- Directed by: Roger Watkins (as Richard Mahler)
- Written by: Roger Watkins (as Richard Mahler)
- Produced by: Roger Watkins (as Richard Mahler)
- Starring: Jamie Gillis; Kelly Nichols; Tiffany Clark; Tanya Lawson; Tish Ambrose; Alexis X;
- Cinematography: Larry Revene
- Edited by: Roger Watkins (as Richard Mahler)
- Music by: James Flamberg (as Andrew James)
- Release date: 1983;
- Running time: 75 minutes
- Country: United States
- Language: English

= Corruption (1983 film) =

Corruption is a 1983 American pornographic film written and directed by Roger Watkins under the pseudonym of Richard Mahler.
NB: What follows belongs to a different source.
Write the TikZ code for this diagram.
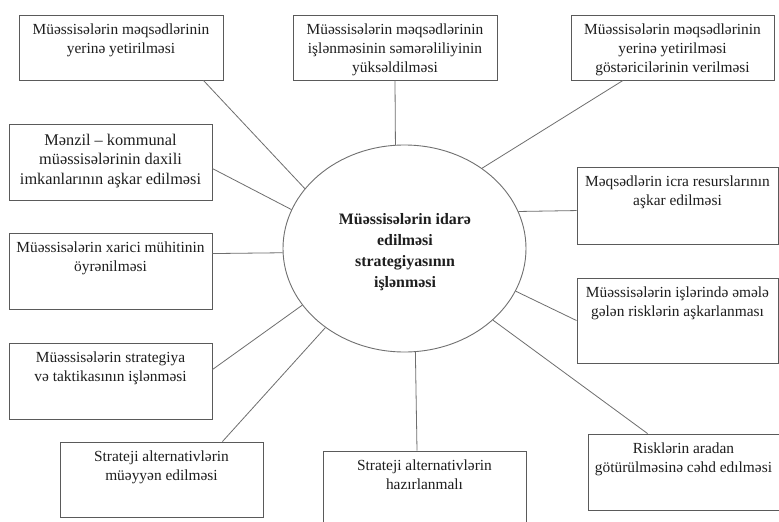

The film, a loose adaptation of Richard Wagner's Das Rheingold, is about a group of shady businessmen seeking a mysterious briefcase which offers its owner untold power, on the condition that the owner renounce love.

== Release ==
The film was released in a Blu-ray + DVD combo pack by Vinegar Syndrome in 2016, along with the inclusion of Last House on Dead End Street, Watkins' non-pornographic debut feature, as a hidden feature.

== Reception ==
The reception to the film has been mostly positive. Cinema Blue called the film a "thinking man's porn", stating that "This is something different: this may challenge and provoke you, but it won't bore you, that's for sure". Writing for Blu-ray.com, Brian Orndorf called the film "artfully made and slightly unnerving", and compared the film positively to the works of David Lynch.